51. μετ' αὐτῶν. We may infer from the subsequent omission of Joseph’s name, and from the traditional belief about his age, that he died shortly after this event, as the Apocryphal Gospels assert.

εἰς Ναζαρέθ. In many respects there was a divine fitness in this spot for the human growth of Jesus—“as a tender plant and a root out of the dry ground.” Apart from the obscurity and evil fame of Nazareth which were meant to teach lessons similar to those of which we have just spoken, we may notice (i) Its seclusion. It lies in a narrow cleft in the limestone hills which form the boundary of Zabulon entirely out of the ordinary roads of commerce, so that none could say that our Lord had learnt either from Gentiles or from Rabbis. (ii) Its beauty and peacefulness. The flowers of Nazareth are famous, and the appearance of its inhabitants shews its healthiness. It was a home of humble peace and plenty. The fields of its green valley are fruitful, and the view from the hill which overshadows it is one of the loveliest and most historically striking in all Palestine.

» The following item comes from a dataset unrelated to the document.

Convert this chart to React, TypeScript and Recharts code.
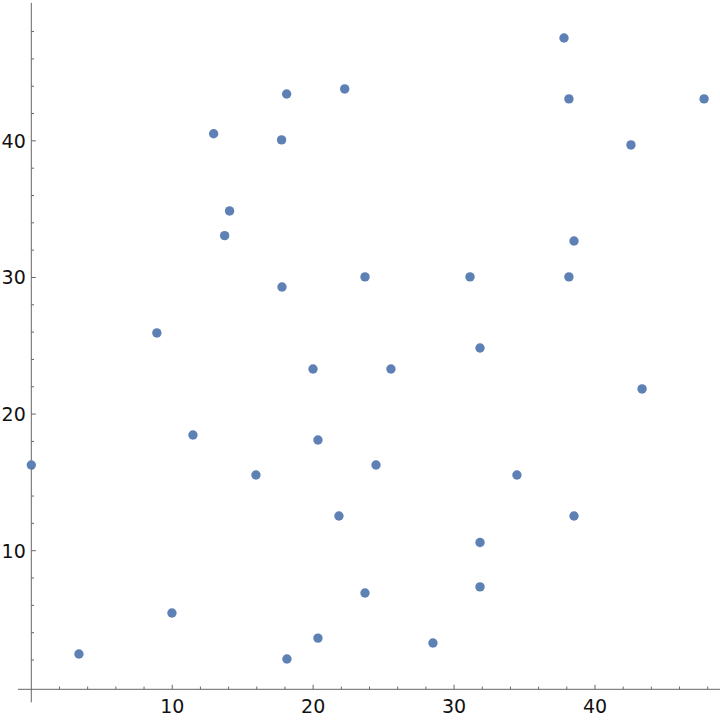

ἦν ὑποτασσόμενος αὐτοῖς. See note on Luk 1:10. “He made Himself of no reputation, and took upon Him the form of a servant,” Php 2:7; Isa 53:2. With the exception of these two verses, the Gospels preserve but one single word to throw light on the Life of our Lord, between His infancy and His baptism. That word is “the carpenter” in Mar 6:3, altered in some MSS. out of irreverent and mistaken reverence into “the son of the carpenter.” They shew that (i) our Lord’s life was spent in poverty but not in pauperism; (ii) that He sanctified labour as a pure and noble thing; (iii) that God looks on the heart, and that the dignity or humility, the fame or obscurity, of the outer lot is of no moment in His eyes. Rom 14:17-18.